I initially closed the MR, reasoning that the maintenance burden wasn’t justified for a method that only wins on small matrices. But then Rasmus Munk Larsen — the Eigen maintainer who originally challenged the MR — reviewed the benchmark data and commented:

Thanks for the careful investigation.

And:

I don’t think supporting both APIs is a problem. MGS does have its uses as you point out.

He then reopened the MR for further review. The benchmark data made the case: MGS has a legitimate niche for small matrices and explicit Q access.
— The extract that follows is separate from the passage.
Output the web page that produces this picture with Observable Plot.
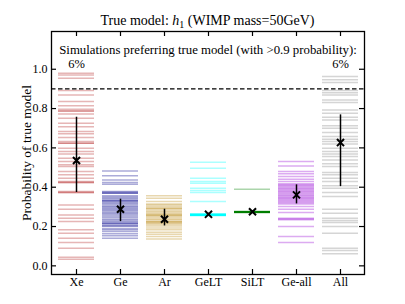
<!DOCTYPE html>
<html><head><meta charset="utf-8">
<script src="https://cdn.jsdelivr.net/npm/d3@7"></script>
<script src="https://cdn.jsdelivr.net/npm/@observablehq/plot@0.6"></script>
<style>
body{margin:0;background:#fff;}
#wrap{position:relative;width:405px;height:304px;font-family:"Liberation Serif","DejaVu Serif",serif;}
#title{position:absolute;left:51px;width:313px;top:13px;text-align:center;font-size:14px;line-height:16px;color:#000;z-index:2;}
#title .sub{font-size:10px;position:relative;top:3px;}
</style></head><body>
<div id="wrap"><div id="title">True model: <i>h</i><span class="sub">1</span> (WIMP mass=50GeV)</div></div>
<script>
// ---- data ----
const cats = ["Xe", "Ge", "Ar", "GeLT", "SiLT", "Ge-all", "All"];
const colors = ["#b22222", "#00008b", "#b8860b", "#00ffff", "#008000", "#9400d3", "#808080"];

const xeVals = [0.98, 0.971, 0.954, 0.892, 0.869, 0.836, 0.814, 0.797, 0.788, 0.788, 0.773, 0.751, 0.725, 0.708,
  0.683, 0.672, 0.653, 0.632, 0.624, 0.624, 0.598, 0.581, 0.569, 0.547, 0.531, 0.514, 0.505, 0.48, 0.463, 0.446,
  0.429, 0.424, 0.424, 0.378, 0.373, 0.373, 0.31, 0.288, 0.259, 0.242, 0.225, 0.183, 0.166, 0.141, 0.119, 0.09,
  0.044, 0.034];
const geVals = [0.483, 0.458, 0.437, 0.424, 0.415, 0.378, 0.374, 0.369, 0.369, 0.356, 0.35, 0.344, 0.337, 0.331,
  0.331, 0.325, 0.319, 0.312, 0.305, 0.299, 0.293, 0.287, 0.281, 0.274, 0.268, 0.261, 0.254, 0.246, 0.237, 0.231,
  0.224, 0.217, 0.217, 0.21, 0.203, 0.203, 0.19, 0.183, 0.175, 0.163, 0.153, 0.141];
const arVals = [0.356, 0.344, 0.327, 0.315, 0.309, 0.302, 0.293, 0.293, 0.285, 0.278, 0.271, 0.265, 0.259, 0.259,
  0.253, 0.247, 0.24, 0.234, 0.225, 0.225, 0.221, 0.217, 0.21, 0.203, 0.192, 0.183, 0.171, 0.161, 0.149, 0.137];
const geltVals = [0.527, 0.497, 0.446, 0.429, 0.42, 0.395, 0.383, 0.373, 0.327,
  0.256, 0.257, 0.257, 0.258, 0.258, 0.259, 0.259, 0.259, 0.26, 0.26, 0.26, 0.261, 0.261, 0.262, 0.262,
  0.257, 0.258, 0.259, 0.26, 0.261, 0.26, 0.259, 0.258, 0.262, 0.263, 0.256];
const siltVals = [0.39,
  0.271, 0.272, 0.272, 0.273, 0.273, 0.273, 0.274, 0.274, 0.275, 0.275, 0.276, 0.272, 0.273, 0.274,
  0.271, 0.272, 0.273, 0.274, 0.275, 0.276, 0.273, 0.274, 0.272, 0.275, 0.273];
const geAllVals = [0.531, 0.508, 0.48, 0.468, 0.454, 0.441, 0.429, 0.417, 0.412, 0.407, 0.401, 0.395, 0.389,
  0.383, 0.378, 0.373, 0.367, 0.361, 0.355, 0.349, 0.344, 0.339, 0.333, 0.327, 0.321, 0.315, 0.302, 0.288, 0.271,
  0.242, 0.238, 0.234, 0.2, 0.149, 0.119];
const allVals = [0.963, 0.946, 0.932, 0.892, 0.881, 0.869, 0.844, 0.831, 0.793, 0.776, 0.756, 0.742, 0.712, 0.7,
  0.678, 0.658, 0.644, 0.632, 0.62, 0.598, 0.581, 0.569, 0.556, 0.539, 0.519, 0.505, 0.475, 0.463, 0.446, 0.429,
  0.407, 0.395, 0.373, 0.353, 0.288, 0.268, 0.242, 0.231, 0.22, 0.2, 0.166, 0.09, 0.078, 0.061];

const meanVals = [0.536, 0.288, 0.237, 0.262, 0.275, 0.361, 0.627];
const errLo = [0.373, 0.225, 0.203, 0.256, 0.271, 0.315, 0.403];
const errHi = [0.756, 0.339, 0.288, 0.268, 0.279, 0.412, 0.768];

const yTicks = [0.0, 0.2, 0.4, 0.6, 0.8, 1.0];
const threshold = 0.9;
const annotation = "Simulations preferring true model (with >0.9 probability):";
const pctCats = ["Xe", "All"];
const pctText = ["6%", "6%"];
const yLabel = "Probability of true model";

// ---- tables ----
const valueLists = [xeVals, geVals, arVals, geltVals, siltVals, geAllVals, allVals];
const sims = valueLists.flatMap((vals, i) => vals.map(v => ({cat: cats[i], v})));
const meanTable = cats.map((c, i) => ({cat: c, mean: meanVals[i], lo: errLo[i], hi: errHi[i]}));
const pctTable = pctCats.map((c, i) => ({cat: c, label: pctText[i]}));

const W = 405, H = 304, mL = 51, mR = 41, mT = 31, mB = 30;
const fw = W - mL - mR, fh = H - mT - mB;

const chart = Plot.plot({
  width: W, height: H,
  marginLeft: mL, marginRight: mR, marginTop: mT, marginBottom: mB,
  style: {fontFamily: "Liberation Serif, DejaVu Serif, serif", fontSize: "12px", background: "white", color: "black", overflow: "visible"},
  x: {type: "band", domain: cats, padding: 0},
  y: {domain: [-0.044, 1.192]},
  color: {domain: cats, range: colors},
  marks: [
    Plot.tickY(sims, {x: "cat", y: "v", stroke: "cat", strokeOpacity: 0.33, strokeWidth: 1.5, inset: 4}),
    Plot.ruleY([threshold], {stroke: "black", strokeWidth: 1.3, strokeDasharray: "4.5,2.5"}),
    Plot.ruleX(meanTable, {x: "cat", y1: "lo", y2: "hi", stroke: "black", strokeWidth: 1.5}),
    Plot.dot(meanTable, {x: "cat", y: "mean", symbol: "times", r: 3.3, stroke: "black", strokeWidth: 2}),
    Plot.axisX({tickSize: 0, tickPadding: 3, label: null, fontSize: 12}),
    Plot.axisY(yTicks, {tickSize: 0, tickPadding: 4, tickFormat: d3.format(".1f"), label: null, fontSize: 12}),
    Plot.ruleY(yTicks, {y: d => d, insetRight: fw - 5, stroke: "black", strokeWidth: 1.2}),
    Plot.ruleY(yTicks, {y: d => d, insetLeft: fw - 5, stroke: "black", strokeWidth: 1.2}),
    Plot.ruleX(cats, {x: d => d, insetTop: fh - 5, stroke: "black", strokeWidth: 1.2}),
    Plot.ruleX(cats, {x: d => d, insetBottom: fh - 5, stroke: "black", strokeWidth: 1.2}),
    Plot.frame({stroke: "black", strokeWidth: 1.3}),
    Plot.text([annotation], {frameAnchor: "top", dy: 13.5, fontSize: 12.8, fill: "black"}),
    Plot.text(pctTable, {x: "cat", text: "label", frameAnchor: "top", dy: 27.5, fontSize: 12.5, fill: "black"}),
    Plot.text([yLabel], {frameAnchor: "left", textAnchor: "middle", rotate: -90, dx: -25, fontSize: 13.5, fill: "black"})
  ]
});
document.getElementById("wrap").appendChild(chart);
chart.style.position = "absolute";
chart.style.left = "0px";
chart.style.top = "0px";
</script>
</body></html>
The original feature request (issue #2495) made compelling arguments about API ergonomics, and the data showed the tradeoffs clearly enough for the maintainer to reconsider.

Takeaways

  1. Benchmark before you argue. The theoretical O(2mn²) flop count is the same for both algorithms. The difference is entirely in constants — cache behavior, BLAS level, and implementation overhead. Theory said “comparable”; data said “not even close at scale.”

  2. BLAS-3 blocking is not optional at scale. Any algorithm that processes one column at a time (BLAS-2) will lose to one that processes panels of columns together (BLAS-3) once matrices exceed cache size. This applies far beyond QR — it’s why blocked LU, blocked Cholesky, and tiled algorithms dominate modern numerical linear algebra.

  3. Orthogonality matters more than reconstruction error. Both algorithms reconstruct A = QR to machine precision. But MGS’s Q drifts from orthogonal as condition number grows. If you’re using Q for anything beyond reconstructing A — projections, basis extraction, iterative refinement — that drift compounds.

  4. Let the data speak. When a maintainer challenges your approach, respond with benchmarks, not arguments. The data confirmed MGS is slower at scale — but also showed where it wins. That honest assessment is what ultimately got the MR reopened.

  5. Know your niche. Small-matrix MGS QR is legitimately faster. If I were building a robotics system that decomposes hundreds of thousands of 6×6 matrices per second, MGS would be the right choice. But that’s not what Eigen’s QR module is for — it serves the general case, and the general case is Householder.